Anyway, on Saturday I made this calendar to describe my month:

I met the doctor and social worker today and I think they appreciated it. It really has been a difficult month, although I’m pretty sure if I went back and pulled a random month anytime after undergrad, it would basically look like this.

Since I got here on Friday night and had all weekend to prepare for the meeting today, I also managed to jot down a couple of talking points:

I didn’t really get to get through much of this in the meeting today, because we spent more time on the calendar and meds. I do think it’s noteworthy that I feel a lot better than I did even a couple of months ago when I came in to this same hospital. That does make me feel unsure as to whether I should be here. I usually don’t seek treatment until I’m several steps beyond an emergency, which is why it takes forever when I finally do go inpatient and I don’t really stabilize ever because it got so bad that correcting it would basically take an act of God (or Dr X).

The frustrating thing is that I’m doing all this because I want to be able to go back to work, and it’s negatively affecting me at work to do so. I work in childcare, so I’m not willing to go back until I’m really, really sure that I’m stable. My job involves being responsible for, you know, vulnerable human lives, so I’m not going to show up when I’m only partially grounded in reality and the rest of me is at XYZ bad sad traumatic event or whatever. However, my boss is not happy about me being out again. This is understandable since I was out basically the 4th of July to Labor Day and I got back and worked one week (as shown on the calendar above) and now I’m out again. Also problematic, I’m not sure exactly what I said when I called in sick on Sep 12, but I definitely remember using the words, “Now I’m locked in the crazy farm,” which was probably a lapse in judgement professionally. Anyway, my boss was texting me the other day demanding the paperwork that the doctor filled out for FMLA. I told her multiple times in multiple ways that HR handles that, and she just kept coming up with new reasons. First she said that she had to be the one to fax HR, then she claimed she needed it for my file, then she claimed she needed it for a letter I requested for my landlady… and with each new reason came a whole back-and-forth of me trying to explain why she didn’t need the paperwork and she insisted that she did. She finally backed down because she kind of had to legally, but it left me really worried about my job. I feel like I need to go back kind of assuming that she’s going to try to find a reason to fire me.

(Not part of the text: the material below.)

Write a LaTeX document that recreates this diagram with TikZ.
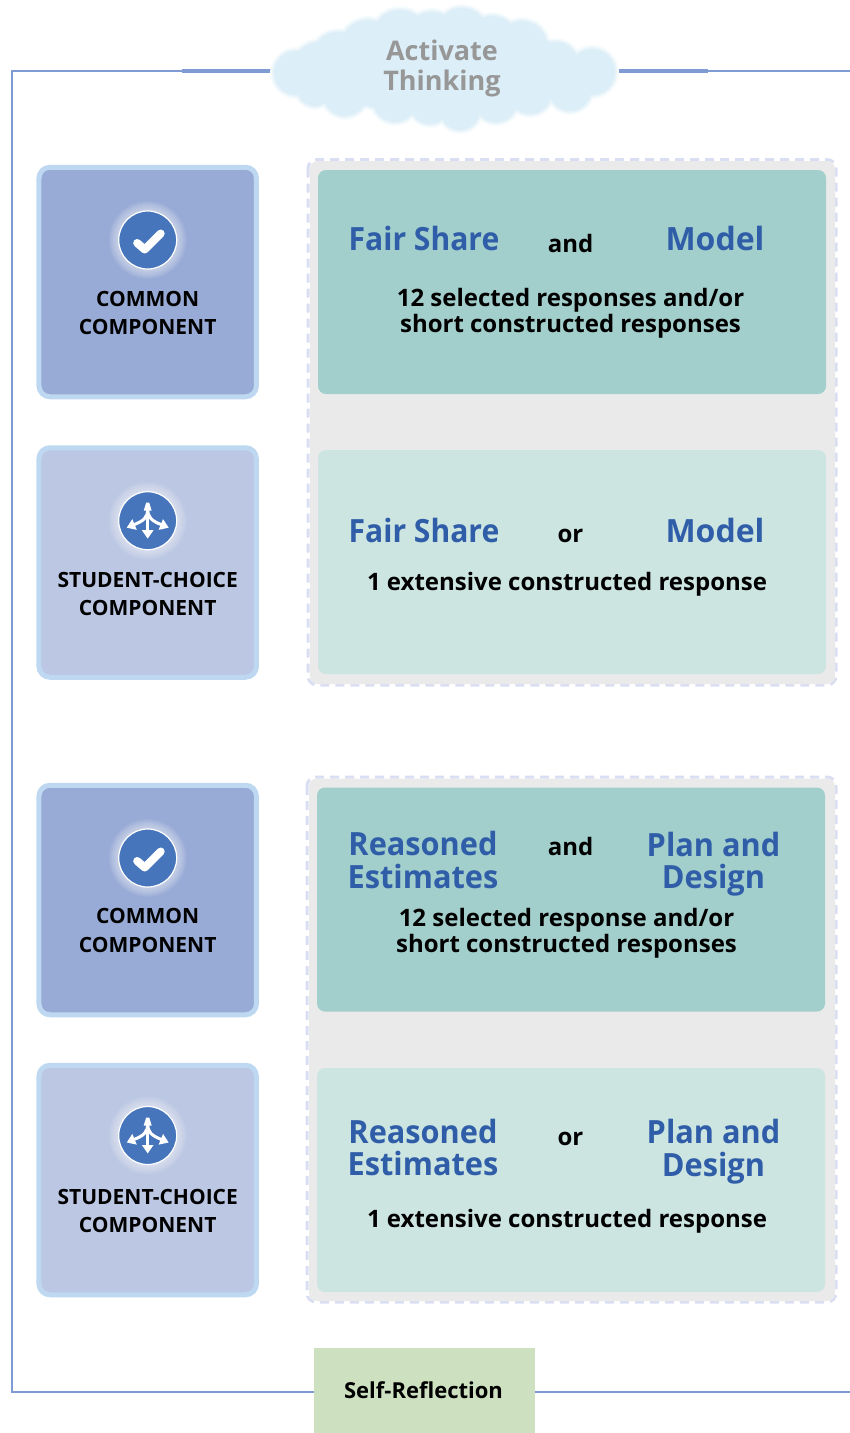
\documentclass[tikz,border=0pt]{standalone}
\usepackage{fontspec}
\setmainfont{Open Sans}
\usetikzlibrary{backgrounds,arrows.meta}
\definecolor{frameblue}{HTML}{7F9BD3}
\definecolor{borderblue}{HTML}{BDD8F0}
\definecolor{commonfill}{HTML}{98ABD6}
\definecolor{choicefill}{HTML}{BCC7E3}
\definecolor{graypanel}{HTML}{EAEAEA}
\definecolor{dashblue}{HTML}{DADEF2}
\definecolor{tealdark}{HTML}{A2CECB}
\definecolor{teallight}{HTML}{CCE5E1}
\definecolor{headblue}{HTML}{2F5DA8}
\definecolor{iconblue}{HTML}{4775BC}
\definecolor{cloudblue}{HTML}{DCEEF8}
\definecolor{cloudsoft}{HTML}{E9F4FA}
\definecolor{cloudfaint}{HTML}{F6FBFD}
\definecolor{selfgreen}{HTML}{CDE0BF}
\definecolor{greytext}{HTML}{979797}
\tikzset{
  x=1pt,y=-1pt,
  sidebox/.style={rounded corners=11pt,draw=borderblue,line width=5pt,inner sep=0pt,minimum width=217.5pt,minimum height=229.5pt},
  panelfill/.style={rounded corners=8pt,fill=graypanel},
  paneldash/.style={rounded corners=9pt,draw=dashblue,line width=3pt,dash pattern=on 9pt off 6pt},
  cardbox/.style={rounded corners=8pt,inner sep=0pt,minimum width=508pt,minimum height=224pt},
  head/.style={font=\fontsize{32}{32.5}\selectfont\bfseries\addfontfeature{FakeStretch=0.96},text=headblue,align=center,inner sep=0pt},
  headfair/.style={head,font=\fontsize{32}{32.5}\selectfont\bfseries\addfontfeature{FakeStretch=0.94}},
  headmodel/.style={head,font=\fontsize{32}{32.5}\selectfont\bfseries},
  joiner/.style={font=\fontsize{24}{24}\selectfont\bfseries,text=black,inner sep=0pt},
  body/.style={font=\fontsize{24}{26}\selectfont\bfseries,text=black,align=center,inner sep=0pt},
  sidetext/.style={font=\fontsize{21}{28.5}\selectfont\bfseries,text=black,align=center,inner sep=0pt},
  iconball/.style={circle,fill=iconblue,draw=white,line width=1.2pt,minimum size=58pt,inner sep=0pt},
  frameline/.style={draw=frameblue,line width=2.4pt},
  framethick/.style={draw=frameblue,line width=4pt},
  glyph/.style={draw=white,fill=none,line cap=round,line join=round},
  forkarrow/.style={white,line width=3pt,-{Triangle[length=8.5pt,width=11pt]}},
}
\newcommand{\glowat}[2]{%
  \foreach \rr in {39,38,...,30}{\fill[white,opacity=0.06] (#1,#2) circle[radius=\rr pt];}}
\newcommand{\checkicon}[3]{%
  \glowat{#2}{#3}
  \node[iconball] (#1) at (#2,#3) {};
  \draw[glyph,line width=8pt] ([shift={(-10.5,3)}]#1.center) -- ([shift={(-3,9.5)}]#1.center) -- ([shift={(13,-6.5)}]#1.center);}
\newcommand{\forkicon}[3]{%
  \glowat{#2}{#3}
  \node[iconball] (#1) at (#2,#3) {};
  \draw[forkarrow] ([shift={(0,-12)}]#1.center) -- ([shift={(0,18)}]#1.center);
  \draw[forkarrow] ([shift={(0,-12)}]#1.center) .. controls ([shift={(0,-3)}]#1.center) and ([shift={(-4,0)}]#1.center) .. ([shift={(-21,7)}]#1.center);
  \draw[forkarrow] ([shift={(0,-12)}]#1.center) .. controls ([shift={(0,-3)}]#1.center) and ([shift={(4,0)}]#1.center) .. ([shift={(21,7)}]#1.center);
  \fill[white] ([shift={(-4,-10)}]#1.center) -- ([shift={(-1.5,-18)}]#1.center) -- ([shift={(1.5,-18)}]#1.center) -- ([shift={(4,-10)}]#1.center) -- cycle;}
\newcommand{\cloudlayer}[2]{%
  \foreach \cx/\cy/\cr in {296/73/24,320/70/30,338/58/28,368/48/30,400/38/30,432/40/30,462/34/28,492/42/28,522/46/27,556/64/24,592/72/25,570/90/23,530/92/24,496/100/24,460/110/22,430/104/22,395/100/24,345/94/24,315/88/20}{
    \fill[#2] (\cx,\cy) circle[radius=\cr+#1];}
  \fill[#2] (445,70) ellipse[x radius=138+#1,y radius=46+#1];}
\begin{document}
\begin{tikzpicture}
\useasboundingbox (0,0) rectangle (850,1433);
% cloud
\cloudlayer{2}{cloudfaint}
\cloudlayer{0}{cloudsoft}
\cloudlayer{-2}{cloudblue}
\node[font=\fontsize{27}{30}\selectfont\bfseries,text=greytext,align=center,inner sep=0pt] (cloud) at (442,68) {Activate\\Thinking};
% self reflection
\node[fill=selfgreen,minimum width=221pt,minimum height=85pt,inner sep=0pt,font=\fontsize{22}{22}\selectfont\bfseries,text=black] (self) at (424.5,1390.5) {\hspace*{-2pt}\raisebox{-2.5pt}{Self-Reflection}};
% frame
\coordinate (tl) at (12,71);
\coordinate (bl) at (12,1392);
\coordinate (tr) at (851,71);
\coordinate (br) at (851,1392);
\coordinate (cl) at (400,71);
\coordinate (cr) at (500,71);
\coordinate (sl) at (400,1392);
\coordinate (sr) at (450,1392);
\coordinate (tla) at (182,71);
\coordinate (tra) at (708,71);
\begin{scope}[on background layer]
  \draw[frameline,line join=miter] (cl) -- (tl) -- (bl) -- (sl);
  \draw[frameline] (cr) -- (tr);
  \draw[frameline] (sr) -- (br);
  \draw[framethick] (tla) -- (cl);
  \draw[framethick] (cr) -- (tra);
\end{scope}
% group panels
\draw[paneldash] (308,159.5) rectangle (836,685);
\fill[panelfill] (310,161) rectangle (835,684);
\draw[paneldash] (307,777) rectangle (836,1302);
\fill[panelfill] (309,778.5) rectangle (835,1301);
\node[cardbox,fill=tealdark] (cardA) at (572,282) {};
\node[cardbox,fill=teallight] (cardB) at (572,562) {};
\node[cardbox,fill=tealdark] (cardC) at (571,899.5) {};
\node[cardbox,fill=teallight] (cardD) at (571,1180) {};
% side boxes
\node[sidebox,fill=commonfill] (sideA) at (147.7,282) {};
\node[sidebox,fill=choicefill] (sideB) at (147.7,562.5) {};
\node[sidebox,fill=commonfill] (sideC) at (147.7,900) {};
\node[sidebox,fill=choicefill] (sideD) at (147.7,1180) {};
\checkicon{iconA}{147.7}{240}
\forkicon{iconB}{147.7}{520.7}
\checkicon{iconC}{147.7}{858}
\forkicon{iconD}{147.7}{1135.5}
\node[sidetext] (labA) at (147.7,313) {COMMON\\COMPONENT};
\node[sidetext] (labB) at (147.7,594) {STUDENT-CHOICE\\COMPONENT};
\node[sidetext] (labC) at (147.7,930.5) {COMMON\\COMPONENT};
\node[sidetext] (labD) at (147.7,1211) {STUDENT-CHOICE\\COMPONENT};
% card A
\node[headfair] (a1) at (424,238) {Fair Share};
\node[joiner] (a2) at (570.5,243) {and};
\node[headmodel] (a3) at (715,238.5) {Model};
\node[body] (a4) at (570.5,313.5) {12 selected responses and/or\\short constructed responses};
% card B
\node[headfair] (b1) at (424,530) {Fair Share};
\node[joiner] (b2) at (570.5,536) {or};
\node[headmodel] (b3) at (715,530.5) {Model};
\node[body] (b4) at (567,584.5) {1 extensive constructed response};
% card C
\node[head] (c1) at (423,860) {Reasoned\\Estimates};
\node[joiner] (c2) at (570.5,846) {and};
\node[head] (c3) at (713.5,864) {Plan and\\Design};
\node[body] (c4) at (566.5,933.5) {12 selected response and/or\\short constructed responses};
% card D
\node[head] (d1) at (423,1147.5) {Reasoned\\Estimates};
\node[joiner] (d2) at (570.5,1139) {or};
\node[head] (d3) at (713.5,1151.5) {Plan and\\Design};
\node[body] (d4) at (567,1221.5) {1 extensive constructed response};
\end{tikzpicture}
\end{document}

So I’m not quitting or anything, and I’m genuinely hoping to keep my job. Because I like the community and I like the kids and honestly, in my life, anything resembling stability is at a premium. On the other hand, I’m also remembering that this job is one of the lowest-paying of its kind in the area, so if she fired me I would probably end up making at least $3 more per hour at any similarly position, perhaps with an easier commute. Plus, my main reasons for wanting to work in childcare are meaning/purpose and coping. Meaning and purpose because I only feel myself when I’m in my caretaking role, and coping because soothing children has the huge benefit of soothing my inner child at the same time. This job is like therapy all day, five days a week. However, the economy is great for job seekers and that could probably happen at another company just as easily.

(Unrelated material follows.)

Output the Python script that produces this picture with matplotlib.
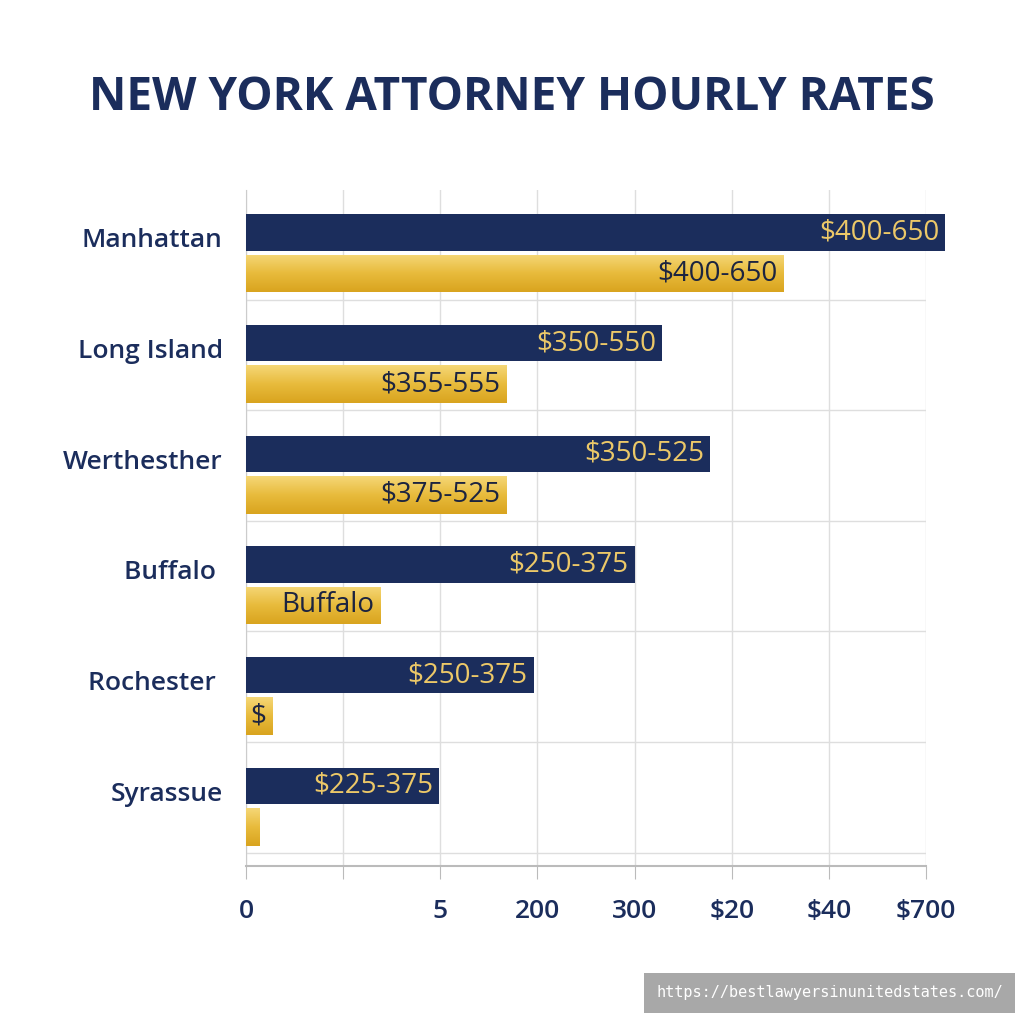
import matplotlib.pyplot as plt
import numpy as np
from matplotlib.colors import LinearSegmentedColormap

"""
New York attorney hourly rates, two bars per region
"""

regions = ['Manhattan', 'Long Island', 'Werthesther', 'Buffalo ', 'Rochester ', 'Syrassue']
navy_vals = [720, 428, 478, 400, 296, 199]
gold_vals = [553, 268, 268, 138, 27, 14]
navy_text = ['$400-650', '$350-550', '$350-525', '$250-375', '$250-375', '$225-375']
gold_text = ['$400-650', '$355-555', '$375-525', 'Buffalo', '$', '']
xticks = [0, 100, 200, 300, 400, 500, 600, 700]
xticklabels = ['0', '', '5', '200', '300', '$20', '$40', '$700']

NAVY = '#1b2d5c'
GOLD = '#e9bd3e'
GOLD_TXT = '#ecc868'
FONT = 'Open Sans'

fig = plt.figure(figsize=(10.24, 10.24), dpi=100, facecolor='w')
ax = fig.add_axes([246/1024, 158/1024, 680/1024, 676/1024])

y = np.arange(len(regions))
off = 0.185
h_navy = 0.33
h_gold = 0.34

nb = ax.barh(y - off, navy_vals, height=h_navy, color=NAVY, zorder=3, clip_on=False)
gb = ax.barh(y + off, gold_vals, height=h_gold, color=GOLD, zorder=3, clip_on=False)

# vertical gradient on gold bars
grad = np.linspace(0, 1, 64).reshape(-1, 1)
gcmap = LinearSegmentedColormap.from_list('g', ['#f5d777', '#e8bb3c', '#d9a41f'])
for p in gb:
    x0, y0 = p.get_x(), p.get_y()
    w, hh = p.get_width(), p.get_height()
    im = ax.imshow(grad, cmap=gcmap, aspect='auto', extent=(x0, x0 + w, y0 + hh, y0),
                   zorder=3.5, interpolation='bicubic')
    im.set_clip_path(p)

for i in range(len(regions)):
    ax.text(navy_vals[i] - 6, y[i] - off, navy_text[i], ha='right', va='center',
            color=GOLD_TXT, fontsize=20, family=FONT, zorder=5, clip_on=False)
    if gold_text[i]:
        ax.text(gold_vals[i] - 6, y[i] + off, gold_text[i], ha='right', va='center',
                color='#1c2440', fontsize=20, family=FONT, zorder=5)

ax.set_xlim(0, 700)
ax.set_ylim(5.54, -0.57)
ax.set_xticks(xticks)
ax.set_xticklabels(xticklabels, fontsize=19, color=NAVY, family=FONT, fontweight='semibold')
ax.set_yticks([])
ax.set_yticks(y + 0.42, minor=True)
ax.tick_params(axis='y', which='minor', length=0)
ax.tick_params(axis='x', length=9, color='#bbbbbb', pad=15)
ax.grid(True, axis='x', color='#dedede', lw=1, zorder=0)
ax.grid(True, axis='y', which='minor', color='#dedede', lw=1, zorder=0)
for s in ['top', 'right']:
    ax.spines[s].set_visible(False)
ax.spines['left'].set_color('#cccccc')
ax.spines['bottom'].set_color('#bbbbbb')
ax.spines['bottom'].set_linewidth(1.5)

for i, r in enumerate(regions):
    ax.text(-24, y[i] - 0.11, r, ha='right', va='center', color=NAVY, fontsize=19,
            family=FONT, fontweight='semibold', transform=ax.transData)

fig.text(0.5, 0.905, 'NEW YORK ATTORNEY HOURLY RATES', ha='center', va='center',
         fontsize=33, fontweight='bold', color=NAVY, family=FONT)

# watermark
fig.text(647/1024 + 0.5*365/1024, 1 - 993/1024, 'https://bestlawyersinunitedstates.com/',
         ha='center', va='center', fontsize=11, family='DejaVu Sans Mono', color='w',
         bbox=dict(boxstyle='square,pad=0.8', fc='#a8a8a8', ec='none'))

plt.savefig('out.png', dpi=100, facecolor='w')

So I’m trying to console myself. Previously I was planning to kill myself because I thought I was going to lose this job. Now I’m hoping I don’t, but I have a Plan B if I do.

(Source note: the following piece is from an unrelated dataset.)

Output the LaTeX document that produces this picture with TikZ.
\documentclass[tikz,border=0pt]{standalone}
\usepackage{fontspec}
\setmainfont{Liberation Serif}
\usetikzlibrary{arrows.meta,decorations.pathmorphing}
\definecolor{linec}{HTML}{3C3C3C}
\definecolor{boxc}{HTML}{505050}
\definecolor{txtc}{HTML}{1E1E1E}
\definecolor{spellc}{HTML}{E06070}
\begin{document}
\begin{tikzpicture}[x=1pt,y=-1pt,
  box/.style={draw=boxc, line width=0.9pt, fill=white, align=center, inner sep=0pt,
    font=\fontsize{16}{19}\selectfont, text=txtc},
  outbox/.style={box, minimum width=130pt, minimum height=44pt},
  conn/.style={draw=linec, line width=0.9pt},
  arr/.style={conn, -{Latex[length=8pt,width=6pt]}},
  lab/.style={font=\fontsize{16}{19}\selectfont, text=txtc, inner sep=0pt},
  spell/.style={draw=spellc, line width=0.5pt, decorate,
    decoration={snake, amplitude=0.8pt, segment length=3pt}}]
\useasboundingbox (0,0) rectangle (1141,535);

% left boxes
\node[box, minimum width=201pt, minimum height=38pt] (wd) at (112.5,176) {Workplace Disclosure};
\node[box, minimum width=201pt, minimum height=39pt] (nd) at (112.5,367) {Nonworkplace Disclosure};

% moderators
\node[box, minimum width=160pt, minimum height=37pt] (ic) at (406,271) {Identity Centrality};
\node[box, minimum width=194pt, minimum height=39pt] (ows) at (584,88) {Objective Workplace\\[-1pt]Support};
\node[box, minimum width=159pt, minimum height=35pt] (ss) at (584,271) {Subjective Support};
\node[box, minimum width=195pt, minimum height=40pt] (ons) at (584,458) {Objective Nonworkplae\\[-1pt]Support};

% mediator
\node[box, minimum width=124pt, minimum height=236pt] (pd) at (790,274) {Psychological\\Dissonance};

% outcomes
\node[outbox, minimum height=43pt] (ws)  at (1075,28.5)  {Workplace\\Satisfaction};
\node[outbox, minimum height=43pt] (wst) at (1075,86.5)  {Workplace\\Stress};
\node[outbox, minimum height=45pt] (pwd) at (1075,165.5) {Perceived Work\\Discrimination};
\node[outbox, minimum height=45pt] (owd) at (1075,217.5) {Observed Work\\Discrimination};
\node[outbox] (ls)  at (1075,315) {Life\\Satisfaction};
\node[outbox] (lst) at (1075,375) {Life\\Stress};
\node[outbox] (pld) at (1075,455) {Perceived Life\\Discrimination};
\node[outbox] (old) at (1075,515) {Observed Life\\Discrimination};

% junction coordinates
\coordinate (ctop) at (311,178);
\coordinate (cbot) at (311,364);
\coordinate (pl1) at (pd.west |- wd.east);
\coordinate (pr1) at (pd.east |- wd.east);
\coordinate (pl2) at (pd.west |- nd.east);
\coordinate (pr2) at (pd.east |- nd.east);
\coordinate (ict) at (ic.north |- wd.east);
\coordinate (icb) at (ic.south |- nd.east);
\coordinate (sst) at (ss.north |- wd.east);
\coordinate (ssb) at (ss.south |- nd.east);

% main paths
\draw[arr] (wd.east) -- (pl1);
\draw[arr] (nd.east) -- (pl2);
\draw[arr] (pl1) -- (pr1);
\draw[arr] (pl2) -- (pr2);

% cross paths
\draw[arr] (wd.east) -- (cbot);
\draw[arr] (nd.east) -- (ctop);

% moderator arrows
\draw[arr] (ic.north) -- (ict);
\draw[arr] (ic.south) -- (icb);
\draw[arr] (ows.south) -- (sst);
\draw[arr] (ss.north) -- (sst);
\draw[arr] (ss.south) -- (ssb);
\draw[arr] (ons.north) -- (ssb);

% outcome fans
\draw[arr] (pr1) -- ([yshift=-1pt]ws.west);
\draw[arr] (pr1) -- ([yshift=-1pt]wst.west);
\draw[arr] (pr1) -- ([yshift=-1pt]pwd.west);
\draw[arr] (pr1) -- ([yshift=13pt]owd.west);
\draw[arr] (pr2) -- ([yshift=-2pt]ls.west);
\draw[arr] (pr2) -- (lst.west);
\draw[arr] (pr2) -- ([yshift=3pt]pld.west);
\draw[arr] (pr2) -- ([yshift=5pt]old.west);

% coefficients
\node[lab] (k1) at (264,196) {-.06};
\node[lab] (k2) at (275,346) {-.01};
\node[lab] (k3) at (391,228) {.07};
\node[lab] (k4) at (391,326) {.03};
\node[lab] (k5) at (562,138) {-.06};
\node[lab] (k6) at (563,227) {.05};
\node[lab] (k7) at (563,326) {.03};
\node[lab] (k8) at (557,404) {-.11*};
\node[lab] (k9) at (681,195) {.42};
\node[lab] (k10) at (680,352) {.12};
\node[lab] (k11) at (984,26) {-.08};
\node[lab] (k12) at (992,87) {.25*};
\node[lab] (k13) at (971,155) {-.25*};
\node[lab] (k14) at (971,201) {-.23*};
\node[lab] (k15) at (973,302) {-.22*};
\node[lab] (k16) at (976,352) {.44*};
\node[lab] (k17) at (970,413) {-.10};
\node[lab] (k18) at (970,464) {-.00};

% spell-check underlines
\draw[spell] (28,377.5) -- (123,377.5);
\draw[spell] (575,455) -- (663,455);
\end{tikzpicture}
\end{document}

So that’s my day. I’m planning to spend some time this evening trying to fill out my “safety plan.” The problem is, you’re supposed to fill it out with things that have worked in the past. And I’ve been at this for a LONG time, and the only things that work are taking a nap, being told by another person that I matter and the world needs me, and going to the emergency room. The reason for all my problems in the first place was lack of social connection, so the only thing that solves these crises is social connection. And I’m supposed to find things that I can do by myself, which is why every time I fill out a safety plan it ALWAYS fails me immediately the first time I try to use it. So now I hate writing safety plans. You know how it is.